Ladeschale. Auch die Ladeschale unterscheidet sich deutlich. Das günstigere Modell lädt gerade einmal über USB-C; das teurere lässt sich hingegen kabellos über Qi laden. Außerdem ist in der Schale ein Lautsprecher verbaut, damit sie über die «Wo ist?»-Funktion einfacher gefunden wird.

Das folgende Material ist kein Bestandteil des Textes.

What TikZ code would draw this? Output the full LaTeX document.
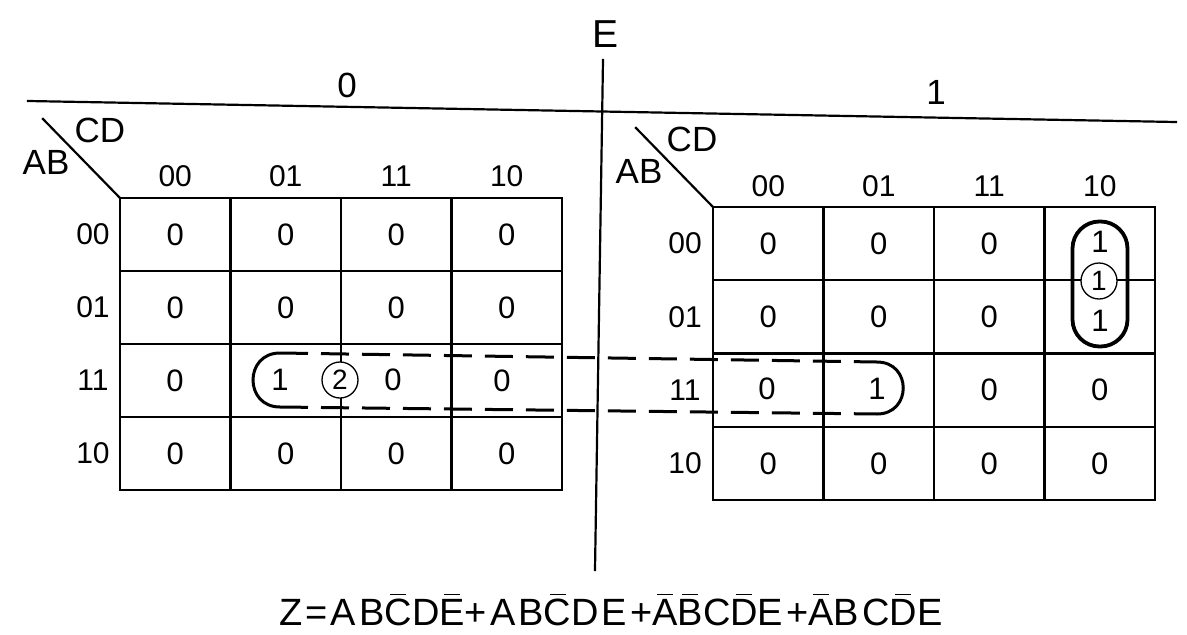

Möglich ist auch ein Laden über den Ladepuck der Apple Watch.
Die Freude wird nur durch die fehlende MagSafe-Halterung getrübt: An einem vertikalen Ladegerät im Auto oder auf dem Tisch halten die AirPods 4 nicht, im Gegensatz zu den AirPods Pro.
  • Im Gegensatz zu den AirPods Pro (oben) profitieren die AirPods 4 nicht durch eine MagSafe-Halterung
    Quelle:
    PCtipp
Noch ein Wort zum Lieferumfang: In der niedlichen Schachtel befinden sich neben den AirPods 4 und der Ladeschalte gerade einmal eine gefaltete Starthilfe und Garantiehinweise. Hingegen sind weder ein USB-C-Kabel noch ein Netzteil dabei. Das ist eventuell gut zu wissen, wenn die AirPods verschenkt werden sollen.

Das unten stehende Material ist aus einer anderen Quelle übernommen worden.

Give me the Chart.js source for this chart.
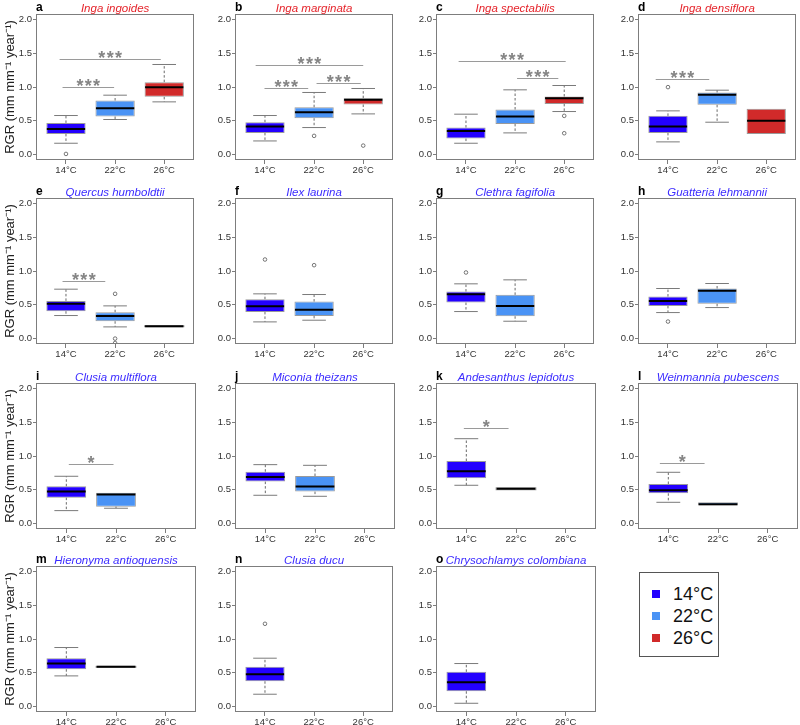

Hörhilfe: der Elefant im Raum

Doch in einem Punkt werden sich die AirPods Pro in Kürze von den AirPods 4 abheben, und zwar ganz erheblich. Später in diesem Jahr werden die AirPods-Pro-Modelle – und nur die – durch ein kostenloses Update zu zertifizierten Hörhilfen. Sie agieren dann nicht nur als Hörgeräte, sondern ermöglichen ein Ausmessen der eigenen Hörfähigkeit. Darüber hinaus bieten sie spezialisierte Hilfen, um eine übertriebene Lärmbelastung zu entschärfen. Wer also in diesem Bereich Unterstützung benötigt oder einfach zu seinem Gehör etwas mehr Sorge tragen will, wird allein deshalb zu den Pro-Modellen greifen.

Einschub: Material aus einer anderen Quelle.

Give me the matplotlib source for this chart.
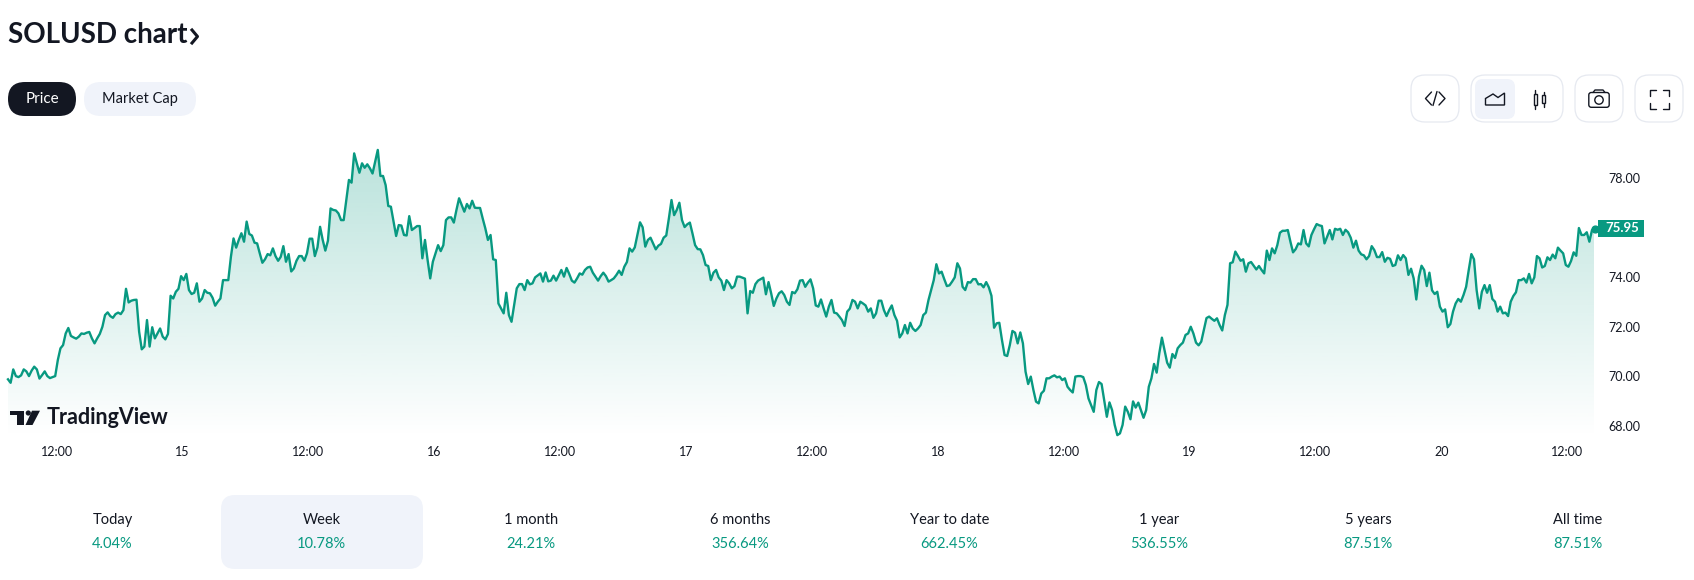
#!/usr/bin/env python3
"""SOLUSD week chart, TradingView widget look."""

import numpy as np
import matplotlib
matplotlib.use("Agg")
import matplotlib.pyplot as plt
from matplotlib.patches import FancyBboxPatch, Polygon, Circle, Rectangle

plt.rcParams["font.family"] = ["Lato", "DejaVu Sans"]

W, H = 1694, 580
GREEN = "#089981"
DARK = "#131722"
PALE = "#f0f3fa"
BORDER = "#e6e9f0"

# hours since the 14th 00:00 of the first 15 minute bar
START_HOUR = 7.36

price = [
    69.87, 69.73, 70.27, 70.00, 69.96, 70.03, 70.27, 70.19, 70.00, 70.22, 70.38, 70.27, 69.90, 70.04, 70.19, 70.00,
    69.92, 69.96, 70.00, 70.65, 71.12, 71.25, 71.72, 71.94, 71.62, 71.56, 71.51, 71.59, 71.72, 71.70, 71.75, 71.78,
    71.52, 71.32, 71.52, 71.70, 71.99, 72.46, 72.57, 72.42, 72.35, 72.50, 72.56, 72.50, 72.66, 73.52, 72.97, 73.04,
    73.07, 73.08, 71.79, 71.08, 71.19, 72.26, 71.19, 71.97, 71.52, 71.72, 71.92, 71.59, 71.48, 71.70, 73.24, 73.13,
    73.40, 73.52, 74.03, 73.87, 74.12, 73.47, 73.31, 73.36, 73.74, 73.00, 73.13, 73.47, 73.36, 73.34, 73.16, 72.84,
    73.00, 73.13, 73.87, 73.87, 73.87, 74.81, 75.55, 75.18, 75.49, 75.76, 75.42, 76.23, 75.73, 75.67, 75.38, 75.35,
    74.95, 74.57, 74.71, 74.92, 74.87, 75.15, 74.84, 74.65, 74.81, 75.24, 74.61, 74.92, 74.22, 74.34, 74.65, 74.84,
    74.84, 74.65, 74.95, 75.54, 75.54, 74.84, 75.19, 76.02, 75.49, 75.06, 75.46, 76.76, 76.70, 76.68, 76.56, 76.29,
    76.29, 77.10, 77.91, 77.80, 78.98, 78.58, 78.20, 78.58, 78.40, 78.54, 78.38, 78.17, 78.64, 79.12, 78.07, 78.07,
    77.70, 76.86, 76.83, 76.23, 75.65, 76.09, 76.07, 75.69, 75.67, 76.45, 75.89, 75.97, 76.05,
    76.05, 74.75, 75.49, 74.68, 73.94, 74.61, 74.95, 75.28, 75.04, 75.28, 76.29, 76.40, 76.40, 76.19, 76.70, 77.17,
    76.90, 76.63, 76.94, 76.76, 77.07, 76.79, 76.78, 76.78, 76.36, 75.96, 75.49, 75.69, 74.71, 74.68, 72.93, 72.73,
    72.53, 73.36, 72.46, 72.19, 72.87, 73.54, 73.71, 73.71, 73.47, 73.87, 73.70, 73.74, 73.98, 74.06, 74.14, 73.81,
    74.18, 73.82, 73.85, 74.05, 73.85, 74.06, 74.28, 74.01, 74.36, 74.12, 73.85, 73.77, 73.94, 74.14, 74.09, 74.28,
    74.38, 74.41, 74.17, 74.01, 73.85, 74.03, 74.17, 74.03, 73.81, 73.87, 73.94, 74.08, 74.25, 74.08, 74.41, 74.60,
    75.15, 75.02, 75.19, 75.69, 76.20, 76.00, 75.22, 75.49, 75.58, 75.35, 75.11, 75.26, 75.33, 75.58, 75.67, 76.36,
    77.10, 76.49, 76.70, 76.99, 76.29, 76.01, 76.12, 76.19, 75.75, 75.28, 75.12, 75.11, 74.88, 74.48, 74.44, 73.87,
    74.17, 74.28, 73.98, 73.85, 73.47, 73.87, 73.74, 73.54, 73.63, 74.01, 74.01, 73.97, 73.93, 72.53, 73.43, 73.36,
    73.71, 73.85, 73.91, 73.97, 73.30, 73.79, 73.34, 72.83, 73.13, 73.34, 73.42, 73.27, 73.00, 72.87, 73.39, 73.34,
    73.50, 73.85, 73.87, 73.60, 73.77, 73.90, 73.54, 72.85, 72.80, 73.09, 72.73, 72.40, 72.80, 73.07, 72.56, 72.53,
    72.40, 72.26, 72.02, 72.60, 72.72, 73.07, 73.00, 72.73, 73.00, 72.93, 72.85, 72.60, 72.73, 72.35, 72.53, 73.04, 73.04,
    72.66, 72.42, 72.66, 72.85, 72.46, 72.23, 71.56, 71.72, 72.06, 71.72, 72.15, 71.92, 71.82, 71.92, 72.06, 72.46,
    72.56, 73.07, 73.47, 73.87, 74.51, 74.14, 74.21, 73.91, 73.63, 73.66, 73.81, 73.98, 74.55, 74.34, 73.60, 73.47,
    73.79, 73.77, 73.91, 73.91, 73.70, 73.71, 73.58, 73.79, 73.58, 73.24, 71.95, 72.13, 72.15, 71.46, 70.85, 70.81,
    71.25, 71.82, 71.75, 71.32, 71.76, 71.32, 70.18, 69.68, 69.98, 69.44, 68.97, 68.90, 69.30, 69.41, 69.91, 69.91,
    69.98, 70.03, 69.95, 69.98, 69.84, 69.91, 69.57, 69.44, 69.34, 69.98, 70.00, 70.00, 69.96, 69.64, 69.10, 68.83,
    68.56, 69.44, 69.76, 69.68, 69.03, 68.36, 68.94, 68.63, 68.03, 67.62, 67.69, 68.03, 68.77, 68.56, 68.26, 68.98,
    68.73, 68.93, 68.63, 68.32, 68.63, 69.57, 69.91, 70.49, 70.14, 70.92, 71.55, 71.05, 70.54, 70.34, 70.89, 70.73,
    71.12, 71.25, 71.35, 71.66, 71.72, 71.99, 71.72, 71.35, 71.24, 71.39, 71.86, 72.34, 72.40, 72.31, 72.23, 72.33,
    72.06, 71.84, 72.46, 72.87, 74.55, 74.59, 75.02, 74.84, 74.65, 74.71, 74.21, 74.55, 74.60, 74.45, 74.30, 74.44,
    74.28, 74.14, 75.06, 74.68, 75.15, 74.95, 75.28, 75.78, 75.86, 75.86, 75.89, 75.42, 74.99, 75.12, 75.35, 75.31,
    75.89, 75.35, 75.23, 75.69, 75.92, 76.13, 76.08, 76.05, 75.35, 75.62, 75.89, 75.51, 75.94, 75.90, 75.94, 75.69,
    75.90, 75.80, 75.58, 75.18, 75.46, 75.06, 74.91, 74.87, 74.71, 74.84, 75.24, 75.08, 74.80, 74.80, 75.00, 74.61,
    74.77, 74.73, 74.44, 74.48, 74.87, 74.68, 74.88, 74.75, 74.08, 74.33, 73.94, 73.09, 74.01, 74.45, 74.28, 73.63,
    74.17, 73.46, 73.31, 73.40, 72.80, 72.60, 72.69, 71.97, 72.10, 72.60, 72.93, 73.11, 73.00, 73.27, 73.60, 74.28,
    74.92, 74.71, 73.47, 72.73, 73.40, 73.67, 73.36, 73.67, 73.11, 73.00, 72.60, 72.80, 72.53, 72.56, 72.42, 73.00,
    73.23, 73.38, 73.87, 73.87, 73.94, 73.77, 74.12, 73.74, 73.98, 74.84, 74.75, 74.38, 74.44, 74.79, 74.68, 74.90,
    74.75, 75.18, 75.06, 74.95, 74.48, 74.41, 74.64, 74.99, 74.85, 75.97, 75.69, 75.69, 75.80, 75.42, 75.89, 75.95,
]

x_ticks = [12, 24, 36, 48, 60, 72, 84, 96, 108, 120, 132, 144, 156]
x_tick_labels = ["12:00", "15", "12:00", "16", "12:00", "17", "12:00", "18", "12:00", "19", "12:00", "20", "12:00"]
y_ticks = [68, 70, 72, 74, 78]
last_price = "75.95"

periods = ["Today", "Week", "1 month", "6 months", "Year to date", "1 year", "5 years", "All time"]
changes = ["4.04%", "10.78%", "24.21%", "356.64%", "662.45%", "536.55%", "87.51%", "87.51%"]


def rounded(ax, x0, y0, x1, y1, radius, **kw):
    ax.add_patch(FancyBboxPatch((x0, y0), x1 - x0, y1 - y0,
                                boxstyle=f"round,pad=0,rounding_size={radius}", **kw))


def draw_chart(fig):
    left, right, top, bottom = 8, 1594, 135, 438
    ax = fig.add_axes([left / W, 1 - bottom / H, (right - left) / W, (bottom - top) / H])
    ax.set_xlim(START_HOUR, 158.55)
    ax.set_ylim(68 - (bottom - 425.7) / 24.8, 68 + (425.7 - top) / 24.8)

    hours = START_HOUR + 0.25 * np.arange(len(price))

    # vertical gradient clipped to the area under the line
    alpha = np.linspace(0.28, 0.0, 256).reshape(-1, 1)
    rgba = np.zeros((256, 1, 4))
    rgba[..., :3] = matplotlib.colors.to_rgb(GREEN)
    rgba[..., 3] = alpha
    ymin, ymax = ax.get_ylim()
    img = ax.imshow(rgba, extent=(hours[0], hours[-1], ymin, max(price)), aspect="auto", zorder=1)
    poly = Polygon(np.r_[[[hours[0], ymin]], np.c_[hours, price], [[hours[-1], ymin]]],
                   transform=ax.transData, facecolor="none", edgecolor="none")
    ax.add_patch(poly)
    img.set_clip_path(poly)
    ax.set_xlim(START_HOUR, 158.55)
    ax.set_ylim(ymin, ymax)

    ax.plot(hours, price, color=GREEN, lw=1.7, solid_joinstyle="round", zorder=2, clip_on=False)
    ax.scatter(hours[-1], price[-1], s=24, color=GREEN, zorder=3, clip_on=False)

    for s in ax.spines.values():
        s.set_visible(False)
    ax.set_xticks(x_ticks, x_tick_labels)
    ax.yaxis.tick_right()
    ax.set_yticks(y_ticks, [f"{v:.2f}" for v in y_ticks])
    ax.tick_params(axis="x", length=0, pad=6, labelsize=9, labelcolor=DARK)
    ax.tick_params(axis="y", length=0, pad=10, labelsize=9, labelcolor=DARK)
    ax.patch.set_alpha(0)


def draw_toolbar(ui):
    ui.text(8, 43, "SOLUSD chart", fontsize=20, fontweight="bold", color=DARK, va="baseline")
    ui.plot([192, 197.5, 192], [30, 36.5, 43], color=DARK, lw=2.2)

    rounded(ui, 8, 82, 76, 116, 17, facecolor=DARK, edgecolor="none")
    ui.text(42, 99, "Price", fontsize=11, color="white", ha="center", va="center")
    rounded(ui, 84, 82, 196, 116, 17, facecolor=PALE, edgecolor="none")
    ui.text(140, 99, "Market Cap", fontsize=10.5, color=DARK, ha="center", va="center")

    for x0, x1 in [(1411, 1459), (1471, 1563), (1575, 1623), (1635, 1683)]:
        rounded(ui, x0, 75, x1, 122, 14, facecolor="white", edgecolor=BORDER, lw=0.9)
    rounded(ui, 1475, 79, 1515, 119, 8, facecolor=PALE, edgecolor="none")

    ic = dict(color=DARK, lw=1.0, solid_capstyle="round", solid_joinstyle="round")
    # embed
    ui.plot([1431.5, 1425.5, 1431.5], [92, 98.5, 105], **ic)
    ui.plot([1433, 1437], [105.5, 91.5], **ic)
    ui.plot([1439, 1445, 1439], [92, 98.5, 105], **ic)
    # area
    ui.add_patch(Polygon([(1485.5, 105), (1485.5, 98.5), (1493, 94), (1498, 97.5), (1504.5, 93), (1504.5, 105)],
                         closed=True, fill=False, edgecolor=DARK, lw=1.0))
    # candles
    ui.add_patch(Rectangle((1533.5, 93.5), 3.2, 11.5, fill=False, edgecolor=DARK, lw=1.0))
    ui.plot([1535, 1535], [89.5, 93.5], **ic)
    ui.plot([1535, 1535], [105, 108.5], **ic)
    ui.add_patch(Rectangle((1541.8, 95), 3.4, 8.3, fill=False, edgecolor=DARK, lw=1.0))
    ui.plot([1543.5, 1543.5], [92, 95], **ic)
    ui.plot([1543.5, 1543.5], [103.3, 106.5], **ic)
    # camera
    rounded(ui, 1588.8, 92.5, 1609.2, 107.3, 2.5, fill=False, edgecolor=DARK, lw=1.0)
    ui.plot([1593, 1595, 1603, 1605], [92.5, 90, 90, 92.5], **ic)
    ui.add_patch(Circle((1599, 100), 4.2, fill=False, edgecolor=DARK, lw=1.0))
    # fullscreen corners
    for cx, sx in [(1649.5, 1), (1668.5, -1)]:
        for cy, sy in [(89.5, 1), (108.5, -1)]:
            ui.plot([cx + 6 * sx, cx, cx], [cy, cy, cy + 6 * sy], **ic)


def draw_overlays(ui):
    # price tag at the end of the line
    ui.add_patch(Rectangle((1598, 220), 46, 16.7, facecolor=GREEN, edgecolor="none"))
    ui.text(1622.7, 228.3, last_price, fontsize=9.5, fontweight="bold", color="white", ha="center", va="center")

    # logo
    ui.add_patch(Polygon([(10, 410.7), (24, 410.7), (24, 425), (16.7, 425), (16.7, 415), (10, 415)],
                         closed=True, facecolor=DARK, edgecolor="none"))
    ui.add_patch(Circle((28.3, 413), 2.6, facecolor=DARK, edgecolor="none"))
    ui.add_patch(Polygon([(32, 410.7), (40, 410.7), (32.5, 425), (25.5, 425)],
                         closed=True, facecolor=DARK, edgecolor="none"))
    ui.text(47, 424.5, "TradingView", fontsize=15.5, fontweight="bold", color=DARK, va="baseline")


def draw_periods(ui):
    rounded(ui, 221, 495, 423, 569, 14, facecolor=PALE, edgecolor="none")
    for i, (name, change) in enumerate(zip(periods, changes)):
        x = 112.4 + 209.3 * i
        ui.text(x, 520, name, fontsize=10.5, color=DARK, ha="center", va="center")
        ui.text(x, 544, change, fontsize=10.5, color=GREEN, ha="center", va="center")


def main():
    fig = plt.figure(figsize=(W / 100, H / 100), dpi=100, facecolor="white")

    # pixel coordinate layer for the page furniture
    ui = fig.add_axes([0, 0, 1, 1], zorder=5)
    ui.set_xlim(0, W)
    ui.set_ylim(H, 0)
    ui.axis("off")
    ui.patch.set_alpha(0)

    draw_chart(fig)
    draw_toolbar(ui)
    draw_overlays(ui)
    draw_periods(ui)

    fig.savefig("out.png", dpi=100)


if __name__ == "__main__":
    main()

Das eine tun und das andere nicht lassen

Bleibt die Frage nach den besten AirPods, und der Fall ist klar: Es gibt keinen Sieger – sondern nur Gewinner.
AirPods 4. Die günstigsten AirPods 4 sind etwas arg abgespeckt. Sie sind preislich sehr attraktiv und eignen sich für einfache Aufgaben, wie etwa die Telefonie. Sie sind außerdem eine gute Wahl, wenn die Stöpsel regelmäßig verloren gehen, von Kindern verlegt oder von Haustieren gefressen werden. Aber wenn die Ansprüche nur leicht steigen, sollten Sie zu den AirPods 4 mit aktiver Geräuschunterdrückung greifen.
AirPods 4 mit ANC. Hier stimmt außer der fehlenden MagSafe-Kompatibilität alles. Sie bieten zwar nicht dasselbe hochwertige ANC das Pro-Modell; trotzdem ist es erstaunlich leistungsfähig. Die neue Steuerung und der komfortable Sitz könnten außerdem dazu führen, dass den übermächtig scheinenden AirPods Pro schon bald eine steife Brise entgegenschlägt.
AirPods Pro 2. Technisch gesehen das beste Modell: mehr ANC, individuelle Tips und vor allem das anstehende Upgrade zur zertifizierten Hörhilfe machen diese Stöpsel zu einer naheliegenden Wahl. Allerdings bieten sie nicht denselben Tragekomfort, wie die AirPods 4.

Fazit

Es gibt Gelegenheitsnutzer und solche, die sich die AirPods nicht mehr aus dem Leben denken können – und dazwischen treibt eine riesige Masse, die mit den Kopfhörern einfach zufrieden ist.
Doch die Frage nach dem besten Modell ist kaum zu beantworten. Deshalb liegt die Lösung auf der Hand: Kaufen Sie beide. Bei Apple kosten die AirPods 4 mit ANC + die AirPods Pro 2 zusammen 478 Euro. Mit ein wenig Geduld und der Beobachtung von Aktionen wird sich die Anschaffung jedoch in Kürze bei etwa 320 Euro einpendeln. Damit liegen sie innerhalb dessen, was andere Hersteller von Kopfhörern für ihre Spitzenmodelle aufrufen – nur eben, dass das Apple-Duo wirklich nichts mehr zu wünschen übriglässt.